* EXCERPTED RECORDS
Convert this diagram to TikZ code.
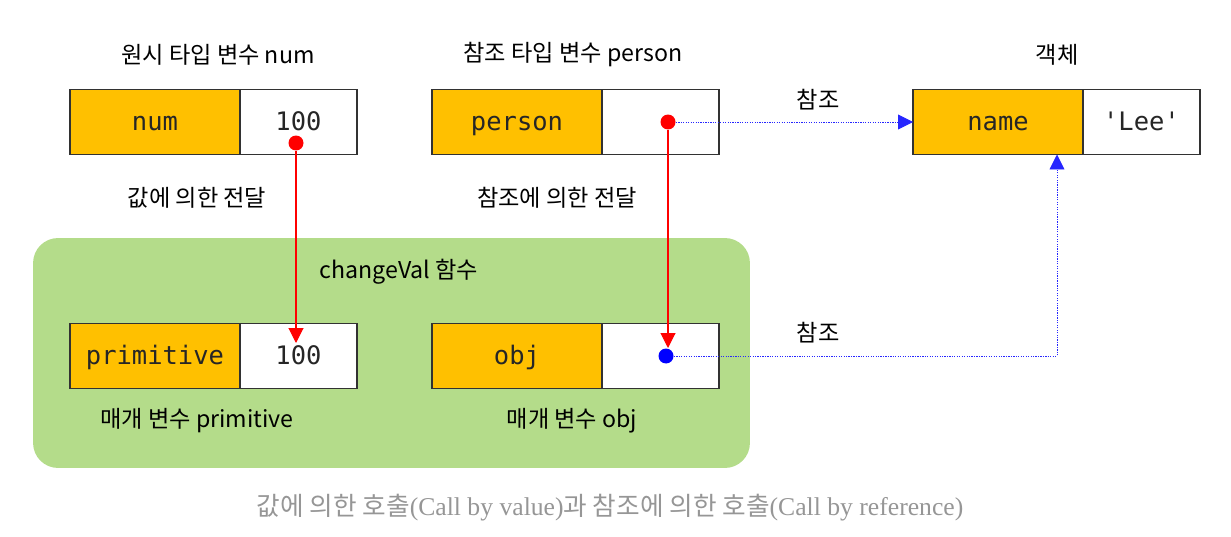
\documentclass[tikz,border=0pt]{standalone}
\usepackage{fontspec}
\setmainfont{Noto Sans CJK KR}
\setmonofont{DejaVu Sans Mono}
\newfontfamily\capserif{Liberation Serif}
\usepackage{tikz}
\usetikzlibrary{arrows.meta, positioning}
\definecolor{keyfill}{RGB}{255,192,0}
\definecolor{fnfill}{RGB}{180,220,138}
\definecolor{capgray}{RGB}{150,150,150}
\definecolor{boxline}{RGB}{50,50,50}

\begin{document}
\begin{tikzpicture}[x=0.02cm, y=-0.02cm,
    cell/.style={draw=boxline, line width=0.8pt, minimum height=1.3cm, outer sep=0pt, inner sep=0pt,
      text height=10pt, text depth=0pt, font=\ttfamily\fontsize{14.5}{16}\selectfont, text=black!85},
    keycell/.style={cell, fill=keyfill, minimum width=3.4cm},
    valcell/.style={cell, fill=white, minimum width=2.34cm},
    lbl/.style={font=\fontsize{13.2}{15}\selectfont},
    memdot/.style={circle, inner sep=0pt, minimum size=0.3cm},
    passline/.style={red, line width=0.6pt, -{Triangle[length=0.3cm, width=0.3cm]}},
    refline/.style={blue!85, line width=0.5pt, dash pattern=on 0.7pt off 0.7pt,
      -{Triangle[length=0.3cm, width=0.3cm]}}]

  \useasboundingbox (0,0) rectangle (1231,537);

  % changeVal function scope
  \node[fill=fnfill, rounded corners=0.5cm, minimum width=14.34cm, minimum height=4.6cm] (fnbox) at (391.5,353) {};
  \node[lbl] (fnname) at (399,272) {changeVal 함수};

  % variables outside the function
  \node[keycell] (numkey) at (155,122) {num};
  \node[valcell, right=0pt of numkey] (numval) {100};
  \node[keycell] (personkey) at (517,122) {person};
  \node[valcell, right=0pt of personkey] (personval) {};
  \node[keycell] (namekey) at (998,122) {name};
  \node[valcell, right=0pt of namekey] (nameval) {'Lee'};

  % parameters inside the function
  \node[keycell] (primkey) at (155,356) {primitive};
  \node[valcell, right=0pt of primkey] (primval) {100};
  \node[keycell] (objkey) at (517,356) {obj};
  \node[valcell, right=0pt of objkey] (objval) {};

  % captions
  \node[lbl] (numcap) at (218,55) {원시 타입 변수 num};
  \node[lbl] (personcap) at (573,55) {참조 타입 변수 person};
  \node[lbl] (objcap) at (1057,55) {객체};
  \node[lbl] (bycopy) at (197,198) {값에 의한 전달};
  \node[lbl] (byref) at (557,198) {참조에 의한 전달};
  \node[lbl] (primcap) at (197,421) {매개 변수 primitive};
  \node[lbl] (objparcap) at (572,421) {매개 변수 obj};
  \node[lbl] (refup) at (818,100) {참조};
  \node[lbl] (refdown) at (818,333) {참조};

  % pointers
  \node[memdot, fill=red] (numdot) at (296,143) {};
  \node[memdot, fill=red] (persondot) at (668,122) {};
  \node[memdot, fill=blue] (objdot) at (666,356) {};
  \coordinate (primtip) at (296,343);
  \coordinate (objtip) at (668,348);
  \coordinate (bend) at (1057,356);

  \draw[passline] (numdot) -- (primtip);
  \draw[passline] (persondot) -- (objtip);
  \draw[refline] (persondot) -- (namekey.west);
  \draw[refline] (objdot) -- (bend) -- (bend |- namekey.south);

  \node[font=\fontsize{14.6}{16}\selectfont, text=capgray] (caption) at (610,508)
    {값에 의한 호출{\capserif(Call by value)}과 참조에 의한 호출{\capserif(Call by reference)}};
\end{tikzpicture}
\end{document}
==
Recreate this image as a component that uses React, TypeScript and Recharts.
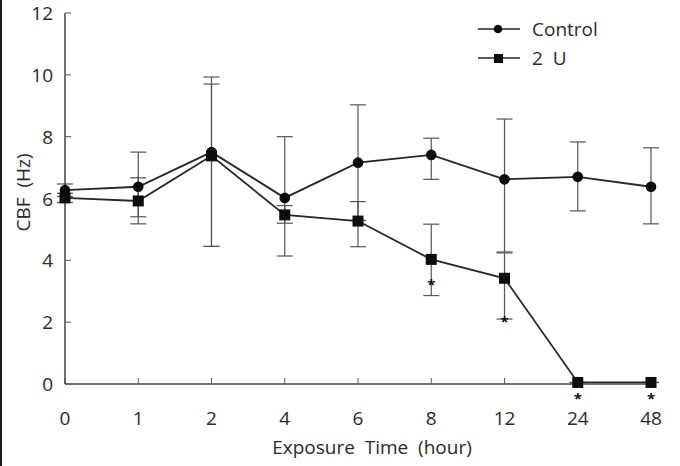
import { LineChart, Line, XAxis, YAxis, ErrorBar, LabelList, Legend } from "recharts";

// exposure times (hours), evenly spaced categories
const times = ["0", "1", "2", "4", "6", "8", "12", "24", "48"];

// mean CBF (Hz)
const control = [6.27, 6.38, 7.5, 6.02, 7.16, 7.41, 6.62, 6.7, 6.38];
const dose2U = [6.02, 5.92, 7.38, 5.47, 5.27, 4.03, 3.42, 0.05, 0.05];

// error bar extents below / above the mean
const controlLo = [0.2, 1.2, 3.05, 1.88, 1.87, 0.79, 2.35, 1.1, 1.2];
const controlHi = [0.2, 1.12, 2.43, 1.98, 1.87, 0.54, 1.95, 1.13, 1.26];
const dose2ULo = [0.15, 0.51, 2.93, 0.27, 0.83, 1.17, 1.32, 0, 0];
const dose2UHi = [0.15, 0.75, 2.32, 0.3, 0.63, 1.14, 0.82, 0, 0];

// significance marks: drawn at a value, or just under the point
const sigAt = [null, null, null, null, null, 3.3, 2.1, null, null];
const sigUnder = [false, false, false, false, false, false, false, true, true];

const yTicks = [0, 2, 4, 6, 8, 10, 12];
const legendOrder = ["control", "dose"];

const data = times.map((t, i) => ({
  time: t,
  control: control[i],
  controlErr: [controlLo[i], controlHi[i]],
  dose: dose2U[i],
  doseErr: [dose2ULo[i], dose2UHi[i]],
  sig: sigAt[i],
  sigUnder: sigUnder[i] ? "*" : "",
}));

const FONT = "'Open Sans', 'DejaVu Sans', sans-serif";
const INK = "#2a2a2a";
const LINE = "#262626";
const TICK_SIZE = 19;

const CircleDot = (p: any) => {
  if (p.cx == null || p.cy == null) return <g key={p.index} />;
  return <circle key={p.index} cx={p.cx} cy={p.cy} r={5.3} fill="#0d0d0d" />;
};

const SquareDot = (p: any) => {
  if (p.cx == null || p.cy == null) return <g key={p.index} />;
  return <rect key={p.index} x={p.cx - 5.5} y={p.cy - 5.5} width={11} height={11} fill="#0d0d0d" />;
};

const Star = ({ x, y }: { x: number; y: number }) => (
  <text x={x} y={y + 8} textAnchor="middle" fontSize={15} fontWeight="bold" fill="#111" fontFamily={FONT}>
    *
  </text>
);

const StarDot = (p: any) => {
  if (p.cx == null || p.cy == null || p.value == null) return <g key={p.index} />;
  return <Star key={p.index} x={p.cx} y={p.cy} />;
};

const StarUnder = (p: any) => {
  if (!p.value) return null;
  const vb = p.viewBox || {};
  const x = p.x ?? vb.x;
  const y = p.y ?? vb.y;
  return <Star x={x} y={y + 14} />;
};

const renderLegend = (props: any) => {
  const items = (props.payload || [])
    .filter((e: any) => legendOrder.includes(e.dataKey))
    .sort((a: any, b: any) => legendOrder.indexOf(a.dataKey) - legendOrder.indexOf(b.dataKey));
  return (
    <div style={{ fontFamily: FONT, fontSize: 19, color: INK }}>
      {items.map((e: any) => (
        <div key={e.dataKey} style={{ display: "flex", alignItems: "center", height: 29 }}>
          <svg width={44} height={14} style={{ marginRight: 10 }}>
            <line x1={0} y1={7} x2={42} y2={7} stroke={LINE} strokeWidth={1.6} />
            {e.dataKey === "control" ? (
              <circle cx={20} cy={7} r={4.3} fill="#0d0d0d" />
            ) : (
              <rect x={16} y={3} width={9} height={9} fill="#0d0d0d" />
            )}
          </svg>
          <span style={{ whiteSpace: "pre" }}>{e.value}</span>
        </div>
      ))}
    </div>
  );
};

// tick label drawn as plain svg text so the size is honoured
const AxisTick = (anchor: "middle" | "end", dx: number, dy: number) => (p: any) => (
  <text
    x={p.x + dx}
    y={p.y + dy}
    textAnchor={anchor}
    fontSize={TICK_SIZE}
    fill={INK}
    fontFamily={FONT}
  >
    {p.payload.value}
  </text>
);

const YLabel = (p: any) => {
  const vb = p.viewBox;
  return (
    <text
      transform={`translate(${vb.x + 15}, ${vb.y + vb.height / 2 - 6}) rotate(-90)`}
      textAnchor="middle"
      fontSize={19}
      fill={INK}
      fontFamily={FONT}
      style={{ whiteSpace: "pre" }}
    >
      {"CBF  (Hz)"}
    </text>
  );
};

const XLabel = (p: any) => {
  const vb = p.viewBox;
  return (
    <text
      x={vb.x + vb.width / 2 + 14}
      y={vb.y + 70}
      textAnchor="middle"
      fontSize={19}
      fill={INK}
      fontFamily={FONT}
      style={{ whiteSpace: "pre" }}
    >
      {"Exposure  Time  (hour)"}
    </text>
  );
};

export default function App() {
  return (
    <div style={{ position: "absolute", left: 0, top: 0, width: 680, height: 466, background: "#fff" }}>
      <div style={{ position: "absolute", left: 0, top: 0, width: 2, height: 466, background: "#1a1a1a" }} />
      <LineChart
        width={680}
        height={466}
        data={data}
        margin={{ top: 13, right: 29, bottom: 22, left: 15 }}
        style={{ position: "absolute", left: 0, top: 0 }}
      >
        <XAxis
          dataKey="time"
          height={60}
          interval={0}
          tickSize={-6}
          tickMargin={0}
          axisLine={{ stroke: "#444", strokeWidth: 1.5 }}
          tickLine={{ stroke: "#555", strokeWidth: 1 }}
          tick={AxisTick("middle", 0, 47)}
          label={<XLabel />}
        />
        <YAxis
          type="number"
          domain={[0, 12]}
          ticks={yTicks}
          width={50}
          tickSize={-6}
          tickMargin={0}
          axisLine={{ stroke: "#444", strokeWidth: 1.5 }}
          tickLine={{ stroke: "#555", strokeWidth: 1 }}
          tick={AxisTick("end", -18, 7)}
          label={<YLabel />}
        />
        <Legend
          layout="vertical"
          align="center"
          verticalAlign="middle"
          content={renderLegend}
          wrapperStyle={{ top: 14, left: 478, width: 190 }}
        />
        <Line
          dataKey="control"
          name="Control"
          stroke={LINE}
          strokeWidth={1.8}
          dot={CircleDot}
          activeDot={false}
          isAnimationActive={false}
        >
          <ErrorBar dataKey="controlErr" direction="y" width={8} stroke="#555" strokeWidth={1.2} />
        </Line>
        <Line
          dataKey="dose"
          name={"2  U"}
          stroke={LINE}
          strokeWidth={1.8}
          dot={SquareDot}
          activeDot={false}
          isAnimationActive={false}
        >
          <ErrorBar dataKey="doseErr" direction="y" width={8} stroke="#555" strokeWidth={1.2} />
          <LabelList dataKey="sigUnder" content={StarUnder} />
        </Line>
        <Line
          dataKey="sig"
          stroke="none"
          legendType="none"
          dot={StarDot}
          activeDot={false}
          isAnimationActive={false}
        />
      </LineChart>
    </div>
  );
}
---
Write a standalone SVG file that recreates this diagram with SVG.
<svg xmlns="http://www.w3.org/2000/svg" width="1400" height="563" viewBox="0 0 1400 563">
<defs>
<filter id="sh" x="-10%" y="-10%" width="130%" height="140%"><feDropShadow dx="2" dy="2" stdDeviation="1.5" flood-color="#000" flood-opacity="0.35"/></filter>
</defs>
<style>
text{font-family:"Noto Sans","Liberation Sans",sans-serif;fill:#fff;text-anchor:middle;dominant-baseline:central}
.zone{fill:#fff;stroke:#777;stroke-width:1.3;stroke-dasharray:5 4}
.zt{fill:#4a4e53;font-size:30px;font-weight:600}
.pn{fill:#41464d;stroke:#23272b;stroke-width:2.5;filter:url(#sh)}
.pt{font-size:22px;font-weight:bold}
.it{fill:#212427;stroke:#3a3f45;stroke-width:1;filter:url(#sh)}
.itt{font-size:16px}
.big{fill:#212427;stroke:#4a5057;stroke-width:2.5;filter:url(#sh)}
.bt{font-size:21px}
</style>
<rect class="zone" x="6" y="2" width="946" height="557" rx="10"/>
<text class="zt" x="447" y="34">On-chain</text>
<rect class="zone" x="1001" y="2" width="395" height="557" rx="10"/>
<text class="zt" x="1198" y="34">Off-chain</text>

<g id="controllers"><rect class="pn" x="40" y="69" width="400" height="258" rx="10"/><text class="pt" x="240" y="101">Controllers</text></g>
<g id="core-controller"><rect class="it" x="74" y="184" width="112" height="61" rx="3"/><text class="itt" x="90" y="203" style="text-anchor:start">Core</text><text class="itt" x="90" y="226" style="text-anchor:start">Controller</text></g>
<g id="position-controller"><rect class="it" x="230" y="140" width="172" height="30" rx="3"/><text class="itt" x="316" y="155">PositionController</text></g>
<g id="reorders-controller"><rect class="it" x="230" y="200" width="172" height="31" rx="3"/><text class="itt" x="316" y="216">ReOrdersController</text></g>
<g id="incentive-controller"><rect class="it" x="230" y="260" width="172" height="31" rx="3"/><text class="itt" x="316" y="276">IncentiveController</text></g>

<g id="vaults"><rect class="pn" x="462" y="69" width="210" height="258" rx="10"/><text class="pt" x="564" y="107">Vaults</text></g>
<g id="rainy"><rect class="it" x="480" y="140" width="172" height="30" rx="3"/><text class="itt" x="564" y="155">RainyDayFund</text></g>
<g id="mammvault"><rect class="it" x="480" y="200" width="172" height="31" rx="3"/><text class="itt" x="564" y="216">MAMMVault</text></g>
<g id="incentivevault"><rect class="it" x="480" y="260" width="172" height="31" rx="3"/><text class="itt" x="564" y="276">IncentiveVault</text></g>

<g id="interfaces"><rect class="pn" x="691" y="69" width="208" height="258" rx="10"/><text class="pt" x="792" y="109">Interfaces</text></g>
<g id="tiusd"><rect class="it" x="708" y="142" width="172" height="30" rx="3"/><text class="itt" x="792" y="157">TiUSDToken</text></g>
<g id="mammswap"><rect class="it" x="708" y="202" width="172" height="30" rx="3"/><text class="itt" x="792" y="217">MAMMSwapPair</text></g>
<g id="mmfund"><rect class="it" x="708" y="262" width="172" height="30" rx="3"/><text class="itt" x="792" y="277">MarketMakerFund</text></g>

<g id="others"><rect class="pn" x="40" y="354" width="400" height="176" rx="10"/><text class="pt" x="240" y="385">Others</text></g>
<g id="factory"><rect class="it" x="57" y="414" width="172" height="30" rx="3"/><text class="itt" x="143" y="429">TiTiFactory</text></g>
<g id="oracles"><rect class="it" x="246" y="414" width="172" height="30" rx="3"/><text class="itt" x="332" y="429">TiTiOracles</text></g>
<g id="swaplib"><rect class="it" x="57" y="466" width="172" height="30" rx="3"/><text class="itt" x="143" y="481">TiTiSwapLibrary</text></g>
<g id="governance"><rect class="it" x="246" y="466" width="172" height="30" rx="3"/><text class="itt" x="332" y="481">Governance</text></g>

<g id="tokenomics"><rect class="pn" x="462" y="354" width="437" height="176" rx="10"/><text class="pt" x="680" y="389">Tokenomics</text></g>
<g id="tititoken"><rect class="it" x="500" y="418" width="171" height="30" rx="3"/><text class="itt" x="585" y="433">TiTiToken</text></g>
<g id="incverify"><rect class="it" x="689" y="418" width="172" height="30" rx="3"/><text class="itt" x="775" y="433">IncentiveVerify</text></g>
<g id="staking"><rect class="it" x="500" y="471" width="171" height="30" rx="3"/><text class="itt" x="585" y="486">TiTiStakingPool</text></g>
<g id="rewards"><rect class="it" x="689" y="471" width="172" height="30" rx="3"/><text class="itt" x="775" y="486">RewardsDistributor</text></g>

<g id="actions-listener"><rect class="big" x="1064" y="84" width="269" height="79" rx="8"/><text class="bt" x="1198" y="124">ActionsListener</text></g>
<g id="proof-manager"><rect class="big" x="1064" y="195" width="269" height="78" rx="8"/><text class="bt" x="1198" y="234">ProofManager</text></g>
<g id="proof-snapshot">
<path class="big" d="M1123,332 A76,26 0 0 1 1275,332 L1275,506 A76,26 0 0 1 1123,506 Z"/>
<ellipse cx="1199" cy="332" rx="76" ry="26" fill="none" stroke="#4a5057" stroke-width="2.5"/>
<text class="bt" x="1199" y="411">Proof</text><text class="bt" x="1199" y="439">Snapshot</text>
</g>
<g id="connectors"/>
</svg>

* EXERCISE OBJECTIVE
Tally the lines of the records holding the word "standalone", then give only the resulting number.

* TASK SOLUTION
2